Of course, this makes no sense unless the behaviours of the two classes are similar as well.

In examining our example class so far, we have focused on a single shape, a “ball” that shape has several attributes that define where the ball is located on the screen, and how fast it is moving. It also has attributes that describe the ball itself.

Now suppose we want to add another object, this one a rectangle to our program. Do we start from scratch and build an entirely new class?

We could, but let’s consider which attributes (and methods) we have designed that would need to also be in the new Rectangle class:

We still need data to tell us where some reference point in our shape is located. For the ball, the center of the object made sense. For a rectangle, it might be the center, but it also might be one corner. Instead of a radius, we need a width and height. The box will also have velocity attributes.

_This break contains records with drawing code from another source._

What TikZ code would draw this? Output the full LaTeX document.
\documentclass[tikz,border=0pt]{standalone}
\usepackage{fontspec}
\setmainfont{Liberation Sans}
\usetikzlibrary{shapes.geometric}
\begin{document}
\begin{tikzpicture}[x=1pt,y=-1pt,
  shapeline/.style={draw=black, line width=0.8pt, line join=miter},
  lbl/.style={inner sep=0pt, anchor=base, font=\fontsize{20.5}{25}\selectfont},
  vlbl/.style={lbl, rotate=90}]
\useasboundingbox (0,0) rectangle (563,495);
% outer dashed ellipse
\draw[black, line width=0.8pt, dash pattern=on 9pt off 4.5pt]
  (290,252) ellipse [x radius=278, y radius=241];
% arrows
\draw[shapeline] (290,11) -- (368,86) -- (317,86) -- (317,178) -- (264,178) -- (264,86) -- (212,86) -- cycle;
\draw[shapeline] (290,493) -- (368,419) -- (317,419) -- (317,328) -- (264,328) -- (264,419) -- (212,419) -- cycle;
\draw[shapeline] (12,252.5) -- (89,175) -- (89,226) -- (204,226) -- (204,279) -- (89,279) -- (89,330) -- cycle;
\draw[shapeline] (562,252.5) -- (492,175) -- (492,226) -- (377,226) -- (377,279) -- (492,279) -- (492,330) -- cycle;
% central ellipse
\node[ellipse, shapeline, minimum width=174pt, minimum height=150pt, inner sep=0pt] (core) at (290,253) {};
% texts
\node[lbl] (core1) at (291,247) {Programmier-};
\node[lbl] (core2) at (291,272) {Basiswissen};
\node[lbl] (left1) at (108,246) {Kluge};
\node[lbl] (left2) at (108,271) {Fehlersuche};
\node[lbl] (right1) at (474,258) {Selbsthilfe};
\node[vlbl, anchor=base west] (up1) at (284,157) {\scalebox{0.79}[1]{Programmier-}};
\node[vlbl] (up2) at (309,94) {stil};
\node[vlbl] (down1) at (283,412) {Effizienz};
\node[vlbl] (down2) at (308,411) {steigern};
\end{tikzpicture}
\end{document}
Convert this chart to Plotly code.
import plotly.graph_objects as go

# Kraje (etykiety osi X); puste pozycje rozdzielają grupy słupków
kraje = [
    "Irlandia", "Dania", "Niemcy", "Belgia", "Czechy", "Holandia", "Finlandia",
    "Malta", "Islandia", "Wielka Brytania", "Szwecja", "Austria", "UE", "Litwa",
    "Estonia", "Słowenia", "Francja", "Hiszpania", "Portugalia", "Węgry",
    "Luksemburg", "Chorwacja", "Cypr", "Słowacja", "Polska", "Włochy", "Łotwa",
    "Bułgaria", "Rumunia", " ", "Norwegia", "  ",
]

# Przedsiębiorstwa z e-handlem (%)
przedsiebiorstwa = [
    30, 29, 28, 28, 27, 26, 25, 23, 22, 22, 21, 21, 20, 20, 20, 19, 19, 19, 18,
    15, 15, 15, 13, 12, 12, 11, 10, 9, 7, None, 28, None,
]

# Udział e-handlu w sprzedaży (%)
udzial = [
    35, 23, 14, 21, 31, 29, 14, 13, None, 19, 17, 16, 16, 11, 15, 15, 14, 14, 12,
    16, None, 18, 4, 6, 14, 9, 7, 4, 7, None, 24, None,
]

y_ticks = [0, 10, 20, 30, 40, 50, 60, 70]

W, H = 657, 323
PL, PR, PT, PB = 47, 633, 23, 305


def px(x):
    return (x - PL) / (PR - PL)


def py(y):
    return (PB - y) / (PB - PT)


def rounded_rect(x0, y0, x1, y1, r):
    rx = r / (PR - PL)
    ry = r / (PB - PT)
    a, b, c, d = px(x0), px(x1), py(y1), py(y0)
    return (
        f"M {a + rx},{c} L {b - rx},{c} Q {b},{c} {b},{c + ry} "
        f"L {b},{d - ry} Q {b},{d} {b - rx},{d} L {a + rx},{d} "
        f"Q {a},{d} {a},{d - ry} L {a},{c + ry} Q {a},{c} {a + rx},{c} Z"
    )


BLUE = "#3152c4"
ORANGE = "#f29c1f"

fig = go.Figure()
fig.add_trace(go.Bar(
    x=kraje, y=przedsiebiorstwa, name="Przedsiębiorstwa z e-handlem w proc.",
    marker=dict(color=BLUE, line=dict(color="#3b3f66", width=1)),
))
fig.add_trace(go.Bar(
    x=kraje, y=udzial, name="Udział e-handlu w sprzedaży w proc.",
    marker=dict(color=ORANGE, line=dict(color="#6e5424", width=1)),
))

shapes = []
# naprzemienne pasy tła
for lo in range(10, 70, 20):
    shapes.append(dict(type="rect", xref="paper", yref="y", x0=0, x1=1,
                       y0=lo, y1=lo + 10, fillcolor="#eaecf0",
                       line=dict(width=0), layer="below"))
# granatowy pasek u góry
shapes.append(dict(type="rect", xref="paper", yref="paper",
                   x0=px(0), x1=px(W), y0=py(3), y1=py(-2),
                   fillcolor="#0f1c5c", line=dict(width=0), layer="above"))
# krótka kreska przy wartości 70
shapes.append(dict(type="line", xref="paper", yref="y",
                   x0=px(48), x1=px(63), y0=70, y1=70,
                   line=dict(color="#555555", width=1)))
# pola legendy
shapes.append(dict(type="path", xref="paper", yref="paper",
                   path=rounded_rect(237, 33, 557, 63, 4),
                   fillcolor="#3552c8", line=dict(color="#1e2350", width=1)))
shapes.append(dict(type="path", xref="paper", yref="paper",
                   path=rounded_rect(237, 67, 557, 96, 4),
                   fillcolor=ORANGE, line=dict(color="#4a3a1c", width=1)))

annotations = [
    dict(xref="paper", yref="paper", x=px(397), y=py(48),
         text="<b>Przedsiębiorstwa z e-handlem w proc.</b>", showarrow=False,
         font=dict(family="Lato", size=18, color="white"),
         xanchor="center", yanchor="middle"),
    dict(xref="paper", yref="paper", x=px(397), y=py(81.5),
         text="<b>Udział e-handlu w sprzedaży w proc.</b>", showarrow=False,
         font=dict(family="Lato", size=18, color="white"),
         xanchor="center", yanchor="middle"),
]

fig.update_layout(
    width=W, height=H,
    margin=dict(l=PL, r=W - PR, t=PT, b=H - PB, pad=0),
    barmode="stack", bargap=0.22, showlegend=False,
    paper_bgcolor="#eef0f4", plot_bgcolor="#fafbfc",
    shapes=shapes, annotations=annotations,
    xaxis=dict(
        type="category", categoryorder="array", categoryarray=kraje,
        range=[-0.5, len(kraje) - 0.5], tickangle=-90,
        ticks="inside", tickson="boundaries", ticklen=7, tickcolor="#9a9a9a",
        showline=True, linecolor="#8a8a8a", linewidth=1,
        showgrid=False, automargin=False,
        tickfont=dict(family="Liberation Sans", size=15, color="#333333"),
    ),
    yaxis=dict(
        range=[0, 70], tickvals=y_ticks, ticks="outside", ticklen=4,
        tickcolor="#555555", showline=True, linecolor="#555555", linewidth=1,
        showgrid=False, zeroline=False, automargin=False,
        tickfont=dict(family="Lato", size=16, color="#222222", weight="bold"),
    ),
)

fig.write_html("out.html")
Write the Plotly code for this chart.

Here is a new class that collect the common attributes we want both objects to share:

#ifndef SHAPE_H
#define SHAPE_H

class Shape {
    public:
        void setX(int x);
        void setY(int y)
    protected:
       int Xpos;
       int Ypos
};
#endif

Notice that we have declared the shared attributes as “protected”, not “private”. This will allow classes that inherit these attributes to use those attributes as though they were private.

Her is how we create our Ball class, not inheriting from the new parent class:

#ifndef BALL_P
#define BALL_P

class Ball: public Shape {

    public:
        void setRadius(Int r);

    private:
        int Radius;
};
#endif

In this new specification, we only add the routines needed for this new kind of object. We are “specializing the Shape class and adding (never subtracting) features.

Phew, that is enough to make your head hurt! Fortunately, with practice, all of this “object orietation” starts to mke thinking about your code a lot easier!